Art Briles's firing confirms rotten culture Baylor tolerated to win

Baylor fired Art Briles on Thursday, but the university tolerated a culture of sexual assault and bad behavior just to keep winning football games.
Art Briles's firing confirms rotten culture Baylor tolerated to win
Art Briles's firing confirms rotten culture Baylor tolerated to win /

Baylor did the right thing, finally, after a public shaming that went on far too long. It has been obvious for a months—thanks largely to excellent reporting from Texas Monthly and ESPN’s Outside the Lines—​that Baylor’s football program had a major cultural problem. Coach Art Briles had developed a culture that tolerated sexual assault, a culture that lasted so long because Briles won so much. Think of how sickening that sentence is.

So now Briles has been fired, and president Kenneth Starr is “transitioning” to a lesser role, and you’d like to think the Baylor community is saying, “Never again.” But Baylor already had its “never again” moment.

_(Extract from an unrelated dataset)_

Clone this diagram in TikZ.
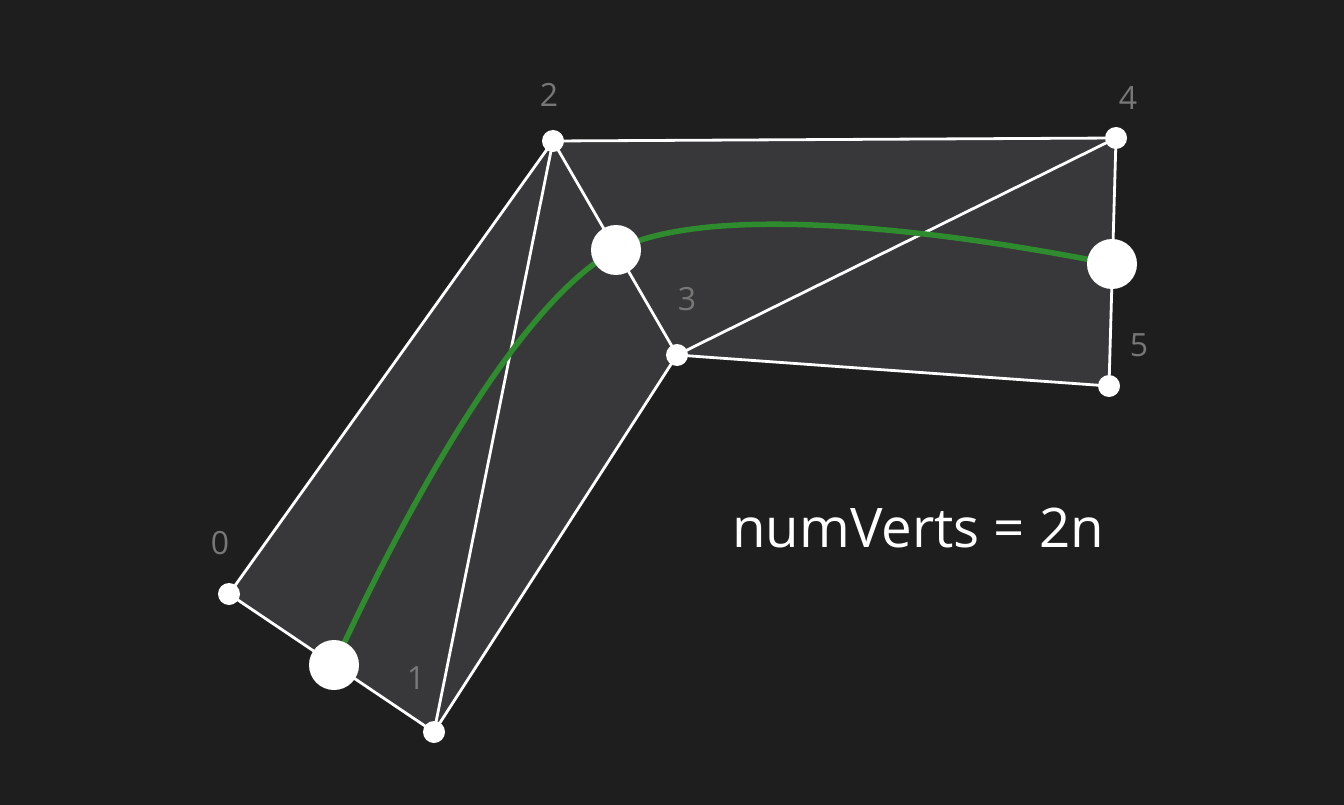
\documentclass[tikz,border=0pt]{standalone}
\usepackage{fontspec}
\setmainfont{Open Sans}
\definecolor{bg}{HTML}{1E1E1E}
\definecolor{meshfill}{HTML}{38383A}
\definecolor{curvegreen}{HTML}{2E8B2E}
\definecolor{labgray}{HTML}{777777}
\tikzset{
  edge/.style={draw=white, line width=2.8pt},
  vdot/.style={circle, fill=white, inner sep=0pt, minimum size=22pt},
  bigdot/.style={circle, fill=white, inner sep=0pt, minimum size=50pt},
  vlabel/.style={text=labgray, font=\fontsize{32}{32}\selectfont, inner sep=0pt},
  spline/.style={draw=curvegreen, line width=5.5pt}
}
\begin{document}
\begin{tikzpicture}[x=1pt,y=-1pt]
\fill[bg] (0,0) rectangle (1344,805);
\useasboundingbox (0,0) rectangle (1344,805);
\coordinate (v0) at (229,594);
\coordinate (v1) at (434,732);
\coordinate (v2) at (553,141);
\coordinate (v3) at (677,355);
\coordinate (v4) at (1116,138);
\coordinate (v5) at (1109,386);
\fill[meshfill] (v0) -- (v2) -- (v4) -- (v5) -- (v3) -- (v1) -- cycle;
\path[edge] (v0) -- (v2) -- (v4) -- (v5) -- (v3) -- (v1) -- cycle;
\path[edge] (v2) -- (v1);
\path[edge] (v2) -- (v3);
\path[edge] (v3) -- (v4);
\coordinate (c0) at (334,665);
\coordinate (c1) at (616,250);
\coordinate (c2) at (1112,264);
\path[spline] (c0) .. controls (405,510) and (520,300) .. (c1)
  .. controls (700,207) and (900,222) .. (c2);
\foreach \v in {v0,v1,v2,v3,v4,v5} \node[vdot] (d\v) at (\v) {};
\node[bigdot] (b0) at (c0) {};
\node[bigdot] (b1) at (c1) {};
\node[bigdot] (b2) at (c2) {};
\node[vlabel] (l0) at (220,543) {0};
\node[vlabel] (l1) at (416,678) {1};
\node[vlabel] (l2) at (549,95) {2};
\node[vlabel] (l3) at (687,299) {3};
\node[vlabel] (l4) at (1128,98) {4};
\node[vlabel] (l5) at (1139,345) {5};
\node[text=white, font=\fontsize{54.6}{54.6}\selectfont, inner sep=0pt, anchor=base west] (t) at (732,547) {numVerts = 2n};
\end{tikzpicture}
\end{document}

Remember? In 2003, Baylor basketball player Patrick Dennehy was killed. His teammate Carlton Dotson did it. Baylor coach Dave Bliss, worried that illegal payments would come out in the investigation, tried to frame Dennehy as a drug dealer. It was just about the lowest and most cynical move you could imagine a college coach pulling. Baylor’s president at the time, Robert Sloan, told TheNew York Times: “We ask ourselves, 'How did it happen?’ But it did happen here.''

Baylor’s response, incredibly, was to put even more emphasis on athletics. In 2012, with the football, men’s basketball and women’s basketball teams rolling, athletic director Ian McCaw, who was sanctioned and put on probation on Thursday, told SI’s S.L. Price: "Our role is to glorify God through our athletic program.”

How did that work out?

We like to think of major college sports programs as educational enterprises, which they sometimes are, or businesses, which they almost always are. But they’re always addicts. They are addicted to winning. Like most addicts, they surround themselves with enablers (fans), and they rationalize their behavior, and they convince themselves they don’t have a problem.

What happened at Baylor is disgusting. It happened because the school was blinded by winning, and also because, like so many other schools, it was blinded by its own self-righteousness. If you love Baylor and believe it would never tolerate sexual assault, then you dismiss evidence that Baylor is tolerating sexual assault, because Baylor doesn’t do that.

And here is the challenge for Baylor:

Remember this week. Remember the Briles era for the violent conduct it tolerated. Remember the back-and-forth with Boise State over whether Baylor knew about the violent past of Sam Ukwuachu, who transferred from Boise to Baylor and then was convicted of sexually assaulting a Baylor athlete.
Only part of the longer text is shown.